In-N-Out is known for its simple, straightforward menu that offers burgers, fries and not much else.
But consumer and environmental activists say one ingredient on the menu isn’t simple enough.
On Thursday, representatives from dozens of public health and consumer advocady groups sent a letter to the Irvine, Calif.-based burger chain to stop serving meat from animals raised with antibiotics “vital to human health,” reports Reuters.
In response to a similar plea sent to the chain in 2016, In-N-Out said that it was “committed to beef that is not raised with antibiotics important to human medicine." While the chain said they would start seeking out new suppliers at the time, they did not announce a specific date for transitioning away from traditionally raised beef.
The latest letter is demanding that the chain set a timeline for achieving said menu goals and denounces its continued use of serving meat raised with antibiotics and growth hormones.
“It’s time for In-N-Out Burger to stop dragging its feet and make good on its promise to require its meat suppliers to improve practices and end the misuse of antibiotics,” Kari Hamerschlag, deputy director of food and technology at Friends of the Earth, says in the statement.

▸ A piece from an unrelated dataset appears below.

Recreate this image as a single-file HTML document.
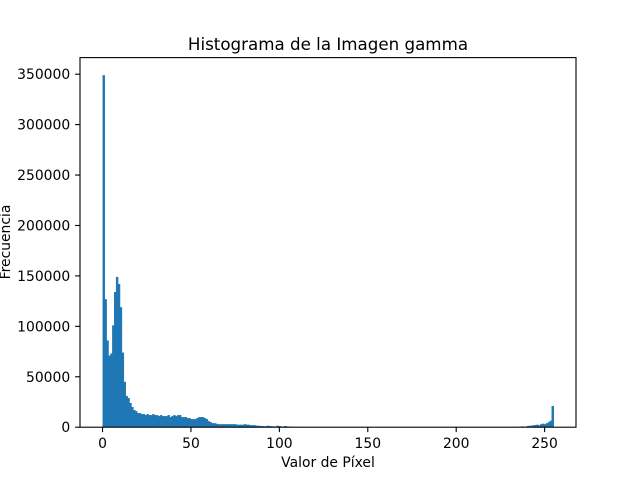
<!DOCTYPE html>
<html><head><meta charset="utf-8"><style>body{margin:0;background:#fff}svg{display:block}text{font-family:"DejaVu Sans","Liberation Sans",sans-serif;fill:#000}</style></head>
<body>
<svg id="chart" width="640" height="480" viewBox="0 0 640 480" xmlns="http://www.w3.org/2000/svg">
<text x="328" y="50" font-size="16.7" text-anchor="middle">Histograma de la Imagen gamma</text>
<g id="bars"></g>
<rect x="80" y="57.6" width="496" height="369.6" fill="none" stroke="#000" stroke-width="1.1"/>
<g id="xticks"></g>
<g id="yticks"></g>
<text x="328" y="467" font-size="13.9" text-anchor="middle">Valor de Píxel</text>
<text transform="translate(10,242) rotate(-90)" font-size="13.9" text-anchor="middle">Frecuencia</text>
</svg>
<script>
const counts = [
349000,127000,86000,71000,73000,101000,134000,149000,142000,119000,
74000,45000,31000,29000,24000,20000,17000,16000,14000,14000,
13000,13000,12000,13000,12000,12000,13000,12000,12000,11000,
12000,11000,11000,11000,12000,10000,11000,12000,11000,12000,
12000,10000,10000,10000,9000,9000,8000,8000,8000,9000,
10000,10000,10000,9000,8000,6000,5000,4000,4000,3500,
3000,3000,3000,3000,3000,3000,3000,3000,3000,3000,
2500,2500,2500,2500,3000,2500,2500,2000,2000,2000,
1500,1500,1200,1200,1000,1000,1500,1200,1000,800,
800,1500,1200,800,600,1200,800,500,400,300,300,
250,200,200,250,200,200,150,200,200,150,
150,200,150,150,120,150,120,120,100,120,
100,100,120,100,100,80,100,100,80,100,
80,80,80,100,80,80,80,60,80,80,
80,60,80,60,60,80,60,60,60,80,
60,60,60,60,80,60,60,60,60,60,
60,60,60,80,60,60,60,60,60,60,
60,60,60,60,60,60,80,60,60,60,
60,60,60,60,60,60,60,60,80,60,
60,60,60,80,60,60,60,60,60,80,
60,60,80,60,80,80,80,100,80,100,
100,100,120,100,
300,200,300,400,800,300,500,1200,1500,1500,
2000,2200,2500,2000,3000,3500,3000,4000,5000,6500,21000
];
const xTicks = [0,50,100,150,200,250];
const yTicks = [0,50000,100000,150000,200000,250000,300000,350000];
const binMin = 0, binMax = 255;

const ns = "http://www.w3.org/2000/svg";
const L=80,R=576,T=57.6,B=427.2;
const xMin=-12.75,xMax=267.75;
const yMax = Math.max(...counts)*1.05;
const xs = v => L+(v-xMin)/(xMax-xMin)*(R-L);
const ys = v => B-v/yMax*(B-T);
const w = (binMax-binMin)/counts.length;
const bars = document.getElementById('bars');
counts.forEach((c,i)=>{
  const r = document.createElementNS(ns,'rect');
  const x0 = xs(binMin+i*w), x1 = xs(binMin+(i+1)*w);
  r.setAttribute('x',x0); r.setAttribute('width',x1-x0+0.5);
  r.setAttribute('y',ys(c)); r.setAttribute('height',B-ys(c));
  r.setAttribute('fill','#1f77b4');
  
  
  bars.appendChild(r);
});
const xg = document.getElementById('xticks');
xTicks.forEach(t=>{
  const x = xs(t);
  const l = document.createElementNS(ns,'line');
  l.setAttribute('x1',x);l.setAttribute('x2',x);l.setAttribute('y1',B);l.setAttribute('y2',B+4.9);
  l.setAttribute('stroke','#000');l.setAttribute('stroke-width','1.1');
  
  
  xg.appendChild(l);
  const s = document.createElementNS(ns,'text');
  s.setAttribute('x',x);s.setAttribute('y',B+21);s.setAttribute('font-size','13.9');s.setAttribute('text-anchor','middle');
  s.textContent=t;
  
  
  xg.appendChild(s);
});
const yg = document.getElementById('yticks');
yTicks.forEach(t=>{
  const y = ys(t);
  const l = document.createElementNS(ns,'line');
  l.setAttribute('x1',L-4.9);l.setAttribute('x2',L);l.setAttribute('y1',y);l.setAttribute('y2',y);
  l.setAttribute('stroke','#000');l.setAttribute('stroke-width','1.1');
  
  
  yg.appendChild(l);
  const s = document.createElementNS(ns,'text');
  s.setAttribute('x',L-9.8);s.setAttribute('y',y+5);s.setAttribute('font-size','13.9');s.setAttribute('text-anchor','end');
  s.textContent=t;
  
  
  yg.appendChild(s);
});
</script>
</body></html>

“In-N-Out can immediately make good on its promise by serving a more sustainable grass-fed or organic burger option that is produced without routine antibiotics.”

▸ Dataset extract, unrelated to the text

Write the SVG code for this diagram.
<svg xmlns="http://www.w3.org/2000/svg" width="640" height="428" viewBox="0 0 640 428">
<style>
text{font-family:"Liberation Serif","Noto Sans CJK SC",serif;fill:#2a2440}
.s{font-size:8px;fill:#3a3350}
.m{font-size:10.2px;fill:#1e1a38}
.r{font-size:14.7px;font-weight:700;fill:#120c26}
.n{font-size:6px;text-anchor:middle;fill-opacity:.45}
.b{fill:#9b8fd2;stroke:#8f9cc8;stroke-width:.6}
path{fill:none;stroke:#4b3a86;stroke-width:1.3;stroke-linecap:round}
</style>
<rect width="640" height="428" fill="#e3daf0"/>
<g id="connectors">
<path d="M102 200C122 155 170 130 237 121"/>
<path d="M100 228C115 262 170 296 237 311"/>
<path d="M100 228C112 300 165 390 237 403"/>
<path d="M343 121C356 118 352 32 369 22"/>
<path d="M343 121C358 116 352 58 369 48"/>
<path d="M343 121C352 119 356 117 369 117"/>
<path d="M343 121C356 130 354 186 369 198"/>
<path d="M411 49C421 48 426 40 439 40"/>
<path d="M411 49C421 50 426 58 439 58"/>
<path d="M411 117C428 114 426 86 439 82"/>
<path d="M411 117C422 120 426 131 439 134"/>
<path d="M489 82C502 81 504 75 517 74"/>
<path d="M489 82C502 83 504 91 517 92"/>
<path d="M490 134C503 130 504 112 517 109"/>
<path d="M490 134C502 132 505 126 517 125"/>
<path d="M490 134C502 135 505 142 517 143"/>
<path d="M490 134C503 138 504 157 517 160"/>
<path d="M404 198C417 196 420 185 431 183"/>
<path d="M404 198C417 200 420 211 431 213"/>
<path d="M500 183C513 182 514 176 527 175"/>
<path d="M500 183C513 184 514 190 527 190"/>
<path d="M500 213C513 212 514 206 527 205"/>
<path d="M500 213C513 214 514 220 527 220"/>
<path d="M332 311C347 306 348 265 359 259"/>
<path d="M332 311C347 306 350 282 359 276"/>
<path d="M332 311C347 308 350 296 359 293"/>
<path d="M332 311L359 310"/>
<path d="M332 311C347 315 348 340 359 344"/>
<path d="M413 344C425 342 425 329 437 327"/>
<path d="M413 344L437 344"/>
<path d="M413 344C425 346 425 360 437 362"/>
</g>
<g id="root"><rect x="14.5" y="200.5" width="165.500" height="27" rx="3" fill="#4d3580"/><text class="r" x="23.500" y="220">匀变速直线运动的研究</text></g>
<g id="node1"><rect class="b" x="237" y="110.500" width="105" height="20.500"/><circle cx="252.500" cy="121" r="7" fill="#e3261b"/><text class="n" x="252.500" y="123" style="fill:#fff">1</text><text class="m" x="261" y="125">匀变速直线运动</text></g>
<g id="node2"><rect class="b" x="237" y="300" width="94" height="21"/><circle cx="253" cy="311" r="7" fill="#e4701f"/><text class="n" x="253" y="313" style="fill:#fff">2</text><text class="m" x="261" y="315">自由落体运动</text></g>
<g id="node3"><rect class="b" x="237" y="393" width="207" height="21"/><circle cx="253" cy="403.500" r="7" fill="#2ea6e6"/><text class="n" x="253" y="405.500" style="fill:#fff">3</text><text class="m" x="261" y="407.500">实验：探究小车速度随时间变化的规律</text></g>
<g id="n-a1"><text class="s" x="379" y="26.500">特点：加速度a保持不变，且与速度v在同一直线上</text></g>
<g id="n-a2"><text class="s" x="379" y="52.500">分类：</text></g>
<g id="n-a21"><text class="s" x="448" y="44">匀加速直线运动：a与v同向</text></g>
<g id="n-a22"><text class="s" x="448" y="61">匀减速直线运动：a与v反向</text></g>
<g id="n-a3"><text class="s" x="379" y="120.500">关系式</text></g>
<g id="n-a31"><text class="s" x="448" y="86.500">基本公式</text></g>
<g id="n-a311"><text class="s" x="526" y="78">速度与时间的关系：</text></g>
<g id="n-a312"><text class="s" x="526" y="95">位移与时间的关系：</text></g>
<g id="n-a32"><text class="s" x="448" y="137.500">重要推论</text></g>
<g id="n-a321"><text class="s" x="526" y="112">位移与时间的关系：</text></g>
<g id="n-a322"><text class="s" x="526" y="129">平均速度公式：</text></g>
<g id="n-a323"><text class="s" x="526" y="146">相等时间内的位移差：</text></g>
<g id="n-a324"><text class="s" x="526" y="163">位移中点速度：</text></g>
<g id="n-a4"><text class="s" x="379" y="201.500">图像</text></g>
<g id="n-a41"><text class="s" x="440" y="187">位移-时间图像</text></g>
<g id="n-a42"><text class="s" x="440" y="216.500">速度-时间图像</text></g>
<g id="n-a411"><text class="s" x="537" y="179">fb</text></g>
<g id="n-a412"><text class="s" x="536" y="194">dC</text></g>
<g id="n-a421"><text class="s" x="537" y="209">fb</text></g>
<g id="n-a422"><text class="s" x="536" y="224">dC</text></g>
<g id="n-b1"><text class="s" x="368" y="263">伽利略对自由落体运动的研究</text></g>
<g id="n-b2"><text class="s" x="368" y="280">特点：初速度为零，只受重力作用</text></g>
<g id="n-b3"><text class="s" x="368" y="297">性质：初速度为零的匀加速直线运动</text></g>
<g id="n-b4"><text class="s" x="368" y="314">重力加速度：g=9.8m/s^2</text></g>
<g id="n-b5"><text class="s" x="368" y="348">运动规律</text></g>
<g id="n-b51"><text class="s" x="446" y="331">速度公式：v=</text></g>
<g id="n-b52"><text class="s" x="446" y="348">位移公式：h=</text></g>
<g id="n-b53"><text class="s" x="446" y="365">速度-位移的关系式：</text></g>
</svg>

Today, farmers use antibiotics to keep animals kept in close quarters from getting sick and treat those that are ill. But about 70 percent of those drugs used to treat animals are also used to fight illnesses in sick humans and many medical advocates say their routine use “may diminish their effectiveness in fighting disease in humans by contributing to the rise of dangerous, antibiotic-resistant bacteria,” according to Reuters.
Big food companies like Chipotle, Subway and even McDonald’s have made promises to adjust their supply chains to gradually transition away from meat and dairy from animals raised with antibiotics.
The use of such antibitoics is not legal but California is set to implement a new law Jan. 1 that will prohibit farmers from routinely using antibiotics "important to human medicine" for disease prevention purposes.
This isn't the first time In-N-Out hasbeen called upon by activisits to update its menu. A 2016 petition called on the chain to start offering meatless options for vegans and vegetarians. Meat-lovers blasted the petition arguing that those who don't want to eat beef could simply eat at a different restaurant.